BAKERSFIELD, Calif. (KERO) — The closing arguments in the second trial of a local bakery owner who refused to bake a wedding cake for a same-sex couple back in 2017 are now complete. That owner, Cathy Miller, was sued by the Department of Fair Employment and Housing for refusing to make the cake claiming it goes against her religious beliefs.

The trial for the Department of Fair Employment and Housing vs. Cathy's Creations began on Monday, with closing arguments delivered Friday. Now, we're awaiting a final decision.

Back in 2017, Eileen and Mireya Rodriguez had requested a wedding cake from Tastries Bakery. However, they were denied service by bakery owner, Cathy Miller. She says she refused to bake the cake because she does not condone same-sex marriage.

In an effort to resolve the situation Miller did refer the couple to another bakery in Bakersfield to fulfill their request.

A discrimination case was then filed in 2018 against Miller by the state. However, a Kern County judge ruled in favor of Miller saying the First Amendment protected Miller’s speech in her refusal to make the cake.

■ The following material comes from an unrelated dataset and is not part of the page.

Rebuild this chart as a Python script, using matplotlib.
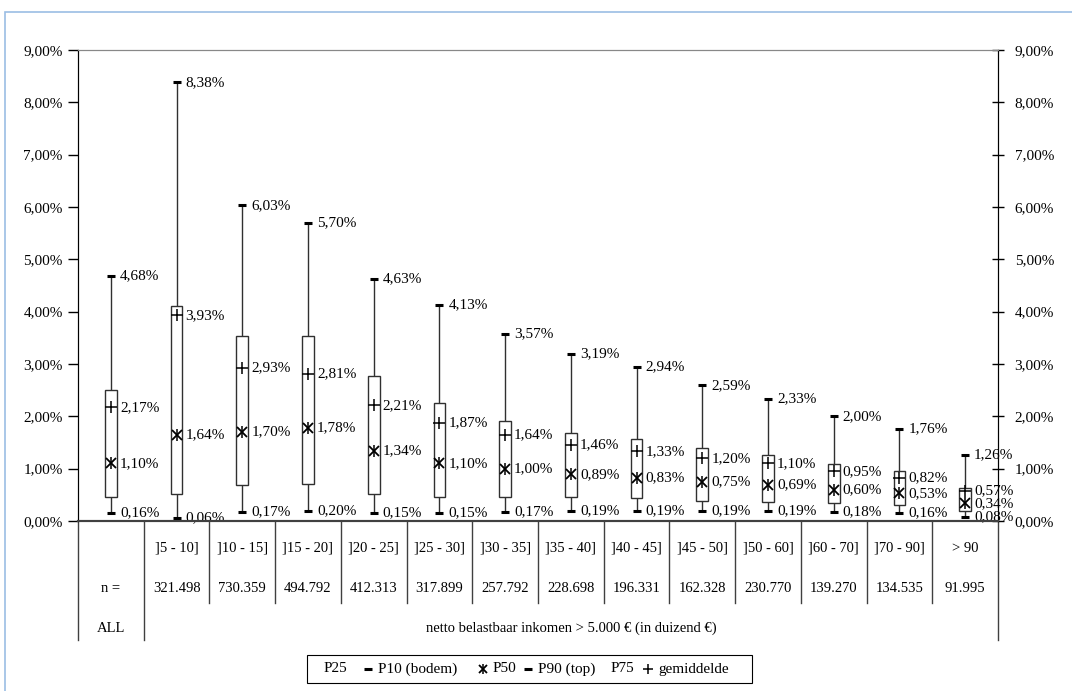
import matplotlib.pyplot as plt
import matplotlib.transforms as mtransforms
from matplotlib.lines import Line2D
from matplotlib.patches import Rectangle
from matplotlib.ticker import FuncFormatter

# categories and counts
categories = ["", "]5 - 10]", "]10 - 15]", "]15 - 20]", "]20 - 25]", "]25 - 30]", "]30 - 35]",
              "]35 - 40]", "]40 - 45]", "]45 - 50]", "]50 - 60]", "]60 - 70]", "]70 - 90]", "> 90"]
counts = ["n =", "321.498", "730.359", "494.792", "412.313", "317.899", "257.792",
          "228.698", "196.331", "162.328", "230.770", "139.270", "134.535", "91.995"]

# percentiles (in %)
p10 = [0.16, 0.06, 0.17, 0.20, 0.15, 0.15, 0.17, 0.19, 0.19, 0.19, 0.19, 0.18, 0.16, 0.08]
p25 = [0.45, 0.52, 0.68, 0.71, 0.52, 0.46, 0.45, 0.45, 0.43, 0.38, 0.37, 0.35, 0.30, 0.19]
p50 = [1.10, 1.64, 1.70, 1.78, 1.34, 1.10, 1.00, 0.89, 0.83, 0.75, 0.69, 0.60, 0.53, 0.34]
p75 = [2.50, 4.10, 3.54, 3.54, 2.78, 2.25, 1.92, 1.69, 1.56, 1.40, 1.26, 1.08, 0.96, 0.64]
p90 = [4.68, 8.38, 6.03, 5.70, 4.63, 4.13, 3.57, 3.19, 2.94, 2.59, 2.33, 2.00, 1.76, 1.26]
mean = [2.17, 3.93, 2.93, 2.81, 2.21, 1.87, 1.64, 1.46, 1.33, 1.20, 1.10, 0.95, 0.82, 0.57]

plt.rcParams['font.family'] = ['Liberation Serif', 'DejaVu Serif']

W, H = 1072, 691
fig = plt.figure(figsize=(W / 100, H / 100), dpi=100)
ax = fig.add_axes([78 / W, 1 - 521 / H, (998 - 78) / W, (521 - 50) / H])

def fy(px):
    return 1 - px / H

def pct(v):
    return f"{v:.2f}".replace(".", ",") + "%"

def median_marker(ax_, xx, yy, size=7, **kw):
    # excel style median: x with a vertical stroke
    ax_.plot(xx, yy, marker='x', ms=size, mew=1.3, color='black', **kw)
    ax_.plot(xx, yy, marker='|', ms=size + 1, mew=1.1, color='black', **kw)

x = list(range(len(categories)))
bw = 0.09

for i in x:
    ax.plot([i, i], [p10[i], p90[i]], color='#303030', lw=1, zorder=2)
    ax.add_patch(Rectangle((i - bw, p25[i]), 2 * bw, p75[i] - p25[i],
                           facecolor='white', edgecolor='#303030', lw=1, zorder=3))
    ax.plot(i, p10[i], marker='_', ms=6, mew=2.2, color='black', zorder=4)
    ax.plot(i, p90[i], marker='_', ms=6, mew=2.2, color='black', zorder=4)
    ax.plot(i, mean[i], marker='+', ms=8, mew=1.1, color='black', zorder=4)
    median_marker(ax, i, p50[i], zorder=4)
    for v in (p10[i], p90[i], mean[i], p50[i]):
        ax.annotate(pct(v), (i, v), xytext=(6.5, 0), textcoords='offset points',
                    ha='left', va='center', fontsize=11, zorder=5)

ax.set_xlim(-0.5, 13.5)
ax.set_ylim(0, 9)
ax.set_yticks(range(10))
fmt = FuncFormatter(lambda v, p: pct(v))
ax.yaxis.set_major_formatter(fmt)
ax.tick_params(axis='y', direction='out', length=7, width=1, labelsize=11, pad=4)
ax.set_xticks([])

ax2 = ax.twinx()
ax2.set_ylim(0, 9)
ax2.set_yticks(range(10))
ax2.yaxis.set_major_formatter(fmt)
ax2.tick_params(axis='y', direction='inout', length=8, width=1, labelsize=11, pad=8)

for a in (ax, ax2):
    a.spines['left'].set_color('black')
    a.spines['right'].set_color('black')
    a.spines['top'].set_color('#888888')
    a.spines['bottom'].set_color('#404040')
    a.spines['bottom'].set_linewidth(1.5)

# table below the axis
tr = mtransforms.blended_transform_factory(ax.transData, fig.transFigure)
for k in range(len(categories) + 1):
    xs = k - 0.5
    bottom = 640 if k in (0, 1, len(categories)) else 603
    ax.plot([xs, xs], [fy(521), fy(bottom)], transform=tr, color='#404040', lw=1, clip_on=False)

for i in x:
    ax.text(i, fy(548), categories[i], transform=tr, ha='center', va='center', fontsize=10.5)
    ax.text(i, fy(588), counts[i], transform=tr, ha='center', va='center', fontsize=10.5)
ax.text(0, fy(628), "ALL", transform=tr, ha='center', va='center', fontsize=10.5)
ax.text(7, fy(628), "netto belastbaar inkomen > 5.000 € (in duizend €)", transform=tr,
        ha='center', va='center', fontsize=10.5)

# legend
fig.add_artist(Rectangle((307 / W, fy(683)), (752 - 307) / W, (683 - 655) / H,
                         transform=fig.transFigure, facecolor='white', edgecolor='black', lw=0.8))
ly = fy(669)
items = [(324, None, "P25"), (378, '_', "P10 (bodem)"), (493, 'med', "P50"),
         (538, '_', "P90 (top)"), (611, None, "P75"), (658, '+', "gemiddelde")]
for px, mk, label in items:
    if mk is not None:
        mx = (px - 10) / W
        if mk == '_':
            fig.add_artist(Line2D([mx], [ly], marker='_', ms=6, mew=2.2, color='black',
                                  transform=fig.transFigure))
        elif mk == 'med':
            fig.add_artist(Line2D([mx], [ly], marker='x', ms=6, mew=1.3, color='black',
                                  transform=fig.transFigure))
            fig.add_artist(Line2D([mx], [ly], marker='|', ms=7, mew=1.1, color='black',
                                  transform=fig.transFigure))
        else:
            fig.add_artist(Line2D([mx], [ly], marker=mk, ms=7, mew=1.1, color='black',
                                  transform=fig.transFigure))
    fig.text(px / W, ly, label, ha='left', va='center', fontsize=11)

# outer frame
fig.add_artist(Rectangle((5 / W, -0.05), 1.1, fy(12) + 0.05, transform=fig.transFigure,
                         facecolor='none', edgecolor='#9bbde4', lw=1.2))

fig.savefig('out.png', dpi=100)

Charles Limandri, special counsel representing Cathy Miller said in court on Thursday that she believes marriage is a sacred institution between a man and a woman. However, the state is representing the Rodriguez couple says that Miller’s refusal went against the Unruh Act which states all persons in California are free and equal no matter their sexual orientation and are entitled to full and equal services.

Gregory Mann who presented the closing arguments for the DFEH says "how can you have life liberty and the pursuit of happiness when you walk into a business and the business sells a product to the person in front of you and says, 'I'm not going to sell to you because of who you are?'"

Limandri stated in his closing arguments that Miller was being true to her biblical principles and argues Miller has faced a firestorm of hatred on social media following these lawsuits.

The judge now has 90 days to issue a ruling.